Sedangkan aspek terpenting selanjutnya yakni training atau pelatihan bagi dosen (32,5 persen), inovasi kurikulum (30 persen), dan fasilitas pada ruang pengajar (28,7 persen). Almaida mengatakan, hasil survei tersebut juga menunjukkan harapan dosen atas fasilitas inklusif agar penyandang disabilitas bisa menikmati pendidikan tinggi di kampus.
Ia menggarisbawahi, dosen dapat mengisi 2 pilihan dalam survei tersebut sehingga total hasil jawaban per pertanyaan dapat lebih dari 100 persen.
Fokus Dosen Jangan Dipecah
Selaras dengan hasil survei pada dosen UI, Ketua Umum Ikatan Alumni Institut Teknologi Bandung (IA-ITB) Gembong Primadjaja mengatakan studi banding dan magang dosen juga perlu lebih banyak dilakukan di samping meningkatkan gaji. Upaya peningkatan kompetensi pendidik ini menurutnya penting untuk mendorong kualitas pendidikan tinggi.

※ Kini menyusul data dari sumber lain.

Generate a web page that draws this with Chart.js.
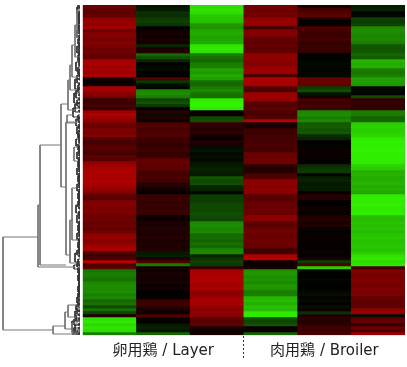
<!DOCTYPE html>
<html>
<head>
<meta charset="utf-8">
<style>
  html, body { margin: 0; padding: 0; background: #fff; }
  canvas { position: absolute; left: 0; top: 0; }
</style>
<script src="https://cdn.jsdelivr.net/npm/chart.js@4"></script>
</head>
<body>
<canvas id="heat" width="407" height="367"></canvas>
<canvas id="tree" width="82" height="367"></canvas>
<script>
let COLUMNS = ["L1", "L2", "L3", "B1", "B2", "B3"];
let GROUPS = ["卵用鶏 / Layer", "肉用鶏 / Broiler"];

// log ratio per row, top to bottom. red = up, green = down
let L1 = [
  .42,.38,.36,.40,.55,.60,.58,.64,.42,.52,
  .50,.46,.52,.48,.42,.45,.40,.38,.66,.66,
  .62,.66,.60,.67,.08,.03,.06,.65,.62,.54,
  .45,.24,.22,.28,.20,.60,.68,.62,.55,.45,
  .42,.50,.44,.52,.32,.28,.30,.34,.30,.28,
  .36,.32,.58,.62,.65,.68,.67,.66,.68,.66,
  .62,.56,.50,.36,.34,.50,.52,.48,.50,.46,
  .42,.45,.40,.42,.38,.44,.55,.58,.52,.56,
  .64,.66,.30,.25,.28,.72,.30,.35,-.48,-.52,
  -.50,-.46,-.55,-.58,-.56,-.58,-.52,-.55,-.42,-.46,
  -.30,-.45,-.28,.12,-.92,-.95,-.88,-.93,-.90,-.50
];
let L2 = [
  -.08,-.1,-.2,-.18,-.24,-.26,-.22,0,.06,.08,
  .05,.1,.08,-.15,.1,.12,-.42,-.32,-.15,0,
  -.03,-.05,0,.02,.32,-.22,-.06,-.03,-.55,-.58,
  -.52,-.28,-.34,-.22,0,.16,-.05,.14,.05,.3,
  .32,.28,.3,.33,.22,.24,.2,.22,.25,.2,
  .22,.38,.4,.36,.38,.28,.26,.3,.26,.16,
  .14,.06,.02,.22,.24,.2,.22,.2,.24,.22,
  .04,.06,.12,.1,.14,.12,.1,.14,.11,.13,
  .1,.13,-.1,-.12,.1,.3,-.5,.08,.06,.1,
  .08,.06,.1,.05,.08,0,0,.02,.22,.25,
  .2,.08,.06,.3,.05,.02,-.1,-.14,-.08,-.4
];
let L3 = [
  -.9,-.92,-.9,-.82,-.8,-.78,-.62,-.6,-.68,-.7,
  -.66,-.68,-.7,-.94,-.96,-.92,-.5,-.46,-.42,-.5,
  -.52,-.66,-.62,-.7,-.64,-.44,-.42,-.5,-.55,-.48,
  -.44,-.96,-.98,-.99,-.95,.05,.03,-.3,-.32,.2,
  .18,.14,.2,.08,.02,.14,.1,-.05,-.08,-.04,
  -.06,-.03,-.08,-.1,-.14,-.12,-.1,-.35,-.3,-.32,
  -.15,-.14,-.02,-.24,-.26,-.25,-.3,-.3,-.28,-.32,
  -.3,-.28,-.55,-.58,-.54,-.56,-.42,-.44,-.4,-.45,
  -.42,-.55,-.56,-.15,-.22,-.26,-.24,.2,.66,.68,
  .67,.68,.66,.64,.67,.54,.56,.62,.65,.64,
  .58,.54,.56,.52,.36,.34,.38,.1,.06,.08
];
let B1 = [
  .45,.42,.46,.44,.56,.6,.58,.25,.5,.52,
  .48,.38,.36,.4,.36,.38,.55,.56,.54,.52,
  .55,.62,.6,.25,.68,.66,.66,.32,.3,.6,
  .62,.58,.35,.32,.36,.3,.28,.32,.7,.1,
  .08,.25,.22,.26,.28,.26,.3,.28,.25,.42,
  .4,.44,.42,.18,.14,.12,.3,.32,.55,.56,
  .52,.55,.54,.35,.34,.38,.42,.4,.44,.4,
  .55,.54,.36,.34,.42,.44,.4,.42,.44,.42,
  .4,.25,.25,.68,.7,.05,.04,.1,-.6,-.62,
  -.58,-.6,-.55,-.62,-.6,-.5,-.52,-.74,-.76,-.72,
  -.78,-.76,-.95,-.95,-.32,-.28,-.34,.04,.05,-.4
];
let B2 = [
  .1,.28,.32,.36,.12,0,.02,.3,.26,.24,
  .22,.28,.2,.22,.24,.2,0,-.02,-.02,-.04,
  -.03,-.02,-.04,-.03,.42,.4,.38,-.25,-.32,-.08,
  .08,.26,.24,.28,.22,-.55,-.58,-.5,-.56,-.36,
  -.38,-.34,-.36,-.18,-.14,.02,-.02,.04,.06,.03,
  .04,.02,.03,-.18,-.22,-.24,.01,-.12,-.14,-.1,
  -.12,-.1,.02,.16,.14,0,.02,.05,.06,.04,
  .12,.14,.1,.13,.04,.02,.03,.04,.02,.03,
  .02,.03,.04,.02,.1,-.25,.3,-.85,-.02,-.01,
  0,-.03,-.02,0,.01,-.04,-.06,.03,-.05,.02,
  -.06,.04,-.2,.12,.16,.14,.18,.26,.22,.28
];
let B3 = [
  -.12,-.14,-.02,-.03,-.26,-.24,-.28,-.55,-.58,-.56,
  -.54,-.56,-.52,-.36,-.34,-.36,-.42,-.38,-.74,-.7,
  -.72,-.5,-.48,-.52,-.66,-.64,-.62,-.02,-.03,-.02,
  -.3,.2,.22,.18,.2,-.52,-.5,-.4,-.42,-.84,
  -.86,-.84,-.85,-.88,-.96,-.98,-.97,-.98,-.99,-.97,
  -.98,-.97,-.96,-.86,-.84,-.72,-.74,-.7,-.72,-.74,
  -.7,-.72,-.68,-.95,-.97,-.96,-.98,-.96,-.95,-.97,
  -.78,-.76,-.8,-.78,-.8,-.76,-.8,-.82,-.78,-.8,
  -.82,-.78,-.84,-.92,-.96,-.9,-.94,.25,.5,.48,
  .46,.5,.48,.46,.5,.47,.49,.38,.4,.36,
  .38,.56,.6,-.05,.36,.4,.2,.42,.3,.6
];

// dendrogram merges: [height, top leaf pos, top child height, bottom leaf pos, bottom child height]
let MERGES = [
  [77,232,42,325,27],
  [42,200,40,262,5],
  [40,140,19,260,14],
  [19,99,12,182,14],
  [14,117,2,250,10],
  [12,75,10,105,4],
  [10,60,8,85,3],
  [8,40,5,72,2],
  [5,20,3,52,2],
  [3,5,1,33,1],
  [13,110,6,118,3],
  [10,215,7,258,3],
  [8,183,4,235,2],
  [6,142,2,156,2],
  [27,321,15,329,2],
  [15,307,12,324,8],
  [12,300,3,312,4],
  [8,318,2,328,2]
];
// small clusters next to the leaves: [height, top, bottom]
let TWIGS = [
  [2,0,4],[3,2,9],[1,6,12],[2,10,16],[1,14,19],[2,18,24],[1,22,27],[3,25,32],[1,30,36],[2,34,39],
  [1,37,43],[3,41,48],[1,46,51],[2,50,56],[1,54,59],[4,57,66],[2,62,69],[1,67,72],[3,70,78],[5,74,84],
  [2,80,87],[4,85,93],[6,88,98],[3,95,101],[5,99,107],[7,103,112],[2,110,116],[4,114,121],[1,119,124],[3,122,129],
  [2,127,133],[1,131,136],[4,134,141],[2,139,145],[1,143,149],[3,147,154],[1,152,158],[2,156,162],[1,160,165],[3,163,170],
  [1,168,173],[2,171,177],[1,175,181],[3,179,186],[1,184,190],[2,188,194],[1,192,198],[2,196,202],[4,200,208],[1,206,212],
  [3,210,218],[1,216,222],[2,220,226],[1,224,230],[3,228,235],[1,233,239],[2,237,243],[1,241,247],[3,245,250],[5,248,257],
  [2,254,259],[3,257,262],[6,260,264],[2,263,268],[1,266,272],[2,270,276],[1,274,279],[1,277,283],[2,281,287],[1,285,290],
  [2,288,294],[3,292,298],[2,296,302],[4,300,305],[3,303,309],[5,306,313],[4,310,316],[6,314,320],[8,316,325],[5,320,329],
  [7,323,330],[3,326,330],
  [1,1,3],[1,8,10],[1,12,14],[1,16,18],[1,20,22],[1,27,29],[1,32,34],[1,39,41],[1,43,46],[1,48,50],
  [1,52,54],[1,59,61],[1,64,66],[1,69,71],[1,73,75],[1,78,80],[1,82,84],[1,89,91],[1,93,95],[1,97,99],
  [1,101,103],[1,105,107],[1,112,114],[1,116,118],[1,121,123],[1,125,127],[1,129,131],[1,136,138],[1,141,143],[1,145,147],
  [1,149,151],[1,154,156],[1,158,160],[1,165,167],[1,170,172],[1,173,175],[1,177,179],[1,181,183],[1,186,188],[1,190,192],
  [1,194,196],[1,198,200],[1,202,204],[1,208,210],[1,212,214],[1,218,220],[1,222,224],[1,226,228],[1,230,232],[1,235,237],
  [1,239,241],[1,243,245],[1,247,249],[1,250,252],[1,259,261],[1,264,266],[1,268,270],[1,272,274],[1,279,281],[1,283,285],
  [1,287,289],[1,290,292],[1,294,296],[1,298,300],[1,305,307],[1,309,311],[1,313,315],[1,318,320],[1,322,324],[1,327,329]
];

function cellColor(v) {
  if (v >= 0) return "rgb(" + Math.round(v * 255) + ",0,0)";
  return "rgb(" + Math.round(-v * 50) + "," + Math.round(-v * 245) + ",0)";
}

let table = [L1, L2, L3, B1, B2, B3];
let rowSets = L1.map(function (_, r) {
  return {
    data: COLUMNS.map(function () { return [r, r + 1]; }),
    backgroundColor: table.map(function (col) { return cellColor(col[r]); }),
    borderWidth: 0,
    barPercentage: 1,
    categoryPercentage: 1,
    grouped: false
  };
});

new Chart(document.getElementById("heat"), {
  type: "bar",
  data: { labels: COLUMNS, datasets: rowSets },
  options: {
    responsive: false,
    animation: false,
    layout: { padding: { left: 82.7, right: 2, top: 5, bottom: 0 } },
    plugins: { legend: { display: false }, tooltip: { enabled: false } },
    scales: {
      x: { display: false, stacked: false },
      y: { display: false, reverse: true, min: 0, max: L1.length },
      xGroup: {
        type: "category",
        position: "bottom",
        labels: GROUPS,
        offset: true,
        afterFit: function (scale) { scale.height = 32; },
        border: { color: "#e6e6e6" },
        grid: {
          offset: true,
          drawOnChartArea: false,
          tickLength: 23,
          tickWidth: 1,
          tickBorderDash: [2, 2],
          tickColor: function (ctx) { return ctx.index === 1 ? "#333" : "rgba(0,0,0,0)"; }
        },
        ticks: {
          padding: -16,
          maxRotation: 0,
          color: "#222",
          font: { family: "'DejaVu Sans', 'Noto Sans CJK JP'", size: 15 }
        }
      }
    }
  }
});

let treePts = [], twigPts = [];
MERGES.forEach(function (m) {
  treePts.push({ x: m[2], y: m[1] }, { x: m[0], y: m[1] }, { x: m[0], y: m[3] }, { x: m[4], y: m[3] }, { x: null, y: null });
});
TWIGS.forEach(function (t) {
  twigPts.push({ x: 0, y: t[1] }, { x: t[0], y: t[1] }, { x: t[0], y: t[2] }, { x: 0, y: t[2] }, { x: null, y: null });
});

new Chart(document.getElementById("tree"), {
  type: "scatter",
  data: {
    datasets: [
      { data: treePts, showLine: true, spanGaps: false, pointRadius: 0, borderColor: "#777", borderWidth: 1 },
      { data: twigPts, showLine: true, spanGaps: false, pointRadius: 0, borderColor: "#333", borderWidth: 1 }
    ]
  },
  options: {
    responsive: false,
    animation: false,
    layout: { padding: { left: 0, right: 2, top: 5, bottom: 32 } },
    plugins: { legend: { display: false }, tooltip: { enabled: false } },
    scales: {
      x: { display: false, reverse: true, min: 0, max: 80 },
      y: { display: false, reverse: true, min: 0, max: 330 }
    }
  }
});
</script>
</body>
</html>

“Jadi yang dikirim untuk studi banding jangan hanya yang magang itu, jangan hanya mahasiswa, tapi juga dosen itu perlu belajar. Kenapa MIT (Massachusetts Institute of Technology) bisa maju, universitas di Jepang, di China, bisa maju, dan lain sebagainya? Mereka terbuka untuk bisa melakukan perubahan program pengembangan profesional dan fasilitas kerja yang memadai,” ucapnya.
Untuk itu, Gembong juga menekankan agar dosen tidak lagi dibebani hal administratif seperti mengurus status naik pangkat sendiri agar fokus mengajar. Kemudian, perlu juga adanya pembagian peran antara profesor riset (research professor) dan profesor pengajar (teaching professor) seperti di luar negeri.

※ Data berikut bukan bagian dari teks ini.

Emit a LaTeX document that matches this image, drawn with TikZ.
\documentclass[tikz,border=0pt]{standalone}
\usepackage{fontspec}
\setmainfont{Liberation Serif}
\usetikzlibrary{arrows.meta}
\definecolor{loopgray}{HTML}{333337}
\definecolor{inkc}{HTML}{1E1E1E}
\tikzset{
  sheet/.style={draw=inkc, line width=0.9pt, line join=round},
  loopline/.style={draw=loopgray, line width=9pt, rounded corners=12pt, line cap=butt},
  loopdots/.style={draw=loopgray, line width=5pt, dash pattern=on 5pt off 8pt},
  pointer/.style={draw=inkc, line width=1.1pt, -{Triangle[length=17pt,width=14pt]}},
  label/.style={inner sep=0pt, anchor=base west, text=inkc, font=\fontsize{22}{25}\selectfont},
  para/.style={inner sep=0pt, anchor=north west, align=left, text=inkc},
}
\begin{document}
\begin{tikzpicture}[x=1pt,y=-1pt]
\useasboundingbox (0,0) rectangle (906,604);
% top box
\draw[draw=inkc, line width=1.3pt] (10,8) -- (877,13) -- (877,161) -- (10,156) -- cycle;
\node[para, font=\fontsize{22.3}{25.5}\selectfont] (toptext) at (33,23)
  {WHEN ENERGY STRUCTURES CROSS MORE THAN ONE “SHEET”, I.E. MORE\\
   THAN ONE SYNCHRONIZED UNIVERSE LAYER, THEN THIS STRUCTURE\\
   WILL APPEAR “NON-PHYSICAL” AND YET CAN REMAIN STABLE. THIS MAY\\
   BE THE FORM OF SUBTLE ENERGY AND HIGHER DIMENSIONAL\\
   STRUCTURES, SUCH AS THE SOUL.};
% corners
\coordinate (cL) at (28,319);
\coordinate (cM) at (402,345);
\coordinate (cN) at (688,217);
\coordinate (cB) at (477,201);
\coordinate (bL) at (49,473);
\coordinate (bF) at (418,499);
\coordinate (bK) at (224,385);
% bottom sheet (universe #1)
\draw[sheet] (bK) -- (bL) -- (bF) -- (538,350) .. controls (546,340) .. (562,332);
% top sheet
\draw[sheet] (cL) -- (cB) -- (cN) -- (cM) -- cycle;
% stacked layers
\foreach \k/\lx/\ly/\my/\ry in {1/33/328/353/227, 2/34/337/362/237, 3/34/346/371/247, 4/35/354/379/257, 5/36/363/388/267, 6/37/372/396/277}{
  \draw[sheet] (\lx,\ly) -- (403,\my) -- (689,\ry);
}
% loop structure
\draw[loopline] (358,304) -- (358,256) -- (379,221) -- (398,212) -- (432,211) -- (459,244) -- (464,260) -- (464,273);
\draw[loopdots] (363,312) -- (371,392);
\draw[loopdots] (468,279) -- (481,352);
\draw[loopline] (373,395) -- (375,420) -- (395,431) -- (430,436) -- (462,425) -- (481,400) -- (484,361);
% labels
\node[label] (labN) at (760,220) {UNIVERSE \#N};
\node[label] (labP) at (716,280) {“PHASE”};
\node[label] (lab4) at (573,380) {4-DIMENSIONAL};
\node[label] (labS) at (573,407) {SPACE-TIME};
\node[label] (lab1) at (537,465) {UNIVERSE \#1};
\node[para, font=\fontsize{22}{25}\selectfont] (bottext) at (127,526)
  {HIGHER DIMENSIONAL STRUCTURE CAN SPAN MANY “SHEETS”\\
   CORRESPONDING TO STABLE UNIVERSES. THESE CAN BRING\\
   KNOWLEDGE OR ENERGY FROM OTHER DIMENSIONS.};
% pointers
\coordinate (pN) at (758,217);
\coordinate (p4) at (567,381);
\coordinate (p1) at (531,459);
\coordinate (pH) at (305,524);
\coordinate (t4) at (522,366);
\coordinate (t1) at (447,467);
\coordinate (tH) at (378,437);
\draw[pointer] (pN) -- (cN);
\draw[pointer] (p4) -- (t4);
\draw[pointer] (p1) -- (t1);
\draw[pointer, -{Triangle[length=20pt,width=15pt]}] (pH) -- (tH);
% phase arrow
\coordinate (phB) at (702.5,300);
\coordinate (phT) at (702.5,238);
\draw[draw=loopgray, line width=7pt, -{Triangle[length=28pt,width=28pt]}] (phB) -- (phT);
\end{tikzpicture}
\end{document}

Langkah-langkah tersebut menurutnya bantu para dosen atau profesor fokus pada beban kerjanya dan efektif memajukan tiap aspek tri darma perguruan tinggi.
“Dia tidak berkewajiban seperti di Indonesia: semua guru besar, semua dosen, harus tri dharma perguruan tinggi, mengajar kemudian pengabdian masyarakat dan penelitian. Ini kan juga harus dipisahkan. Kalau kita mau maju, harus ada orang yang fokus di situ, jangan semua orang dibikin tidak fokus,” ucapnya.
Ia juga menyoal ruang kerja dosen di kampus yang relatif sempit dan tidak memenuhi prinsip kesehatan dan keselamatan kerja (K3). Sementara itu di luar kampus, dosen tidak lagi mendapat penghargaan berupa fasilitas rumah atau kendaraan dinas.
“Perlu jadi perhatian, kesejahteraan sosial dan kesehatan, beban kerja yang seimbang, dan mobilitas, dan kesempatan kerja. Jadi saya melihat dosen juga salah satu yang harus di-upgrade, tetapi juga harus difasilitasi,” sambung Gembong.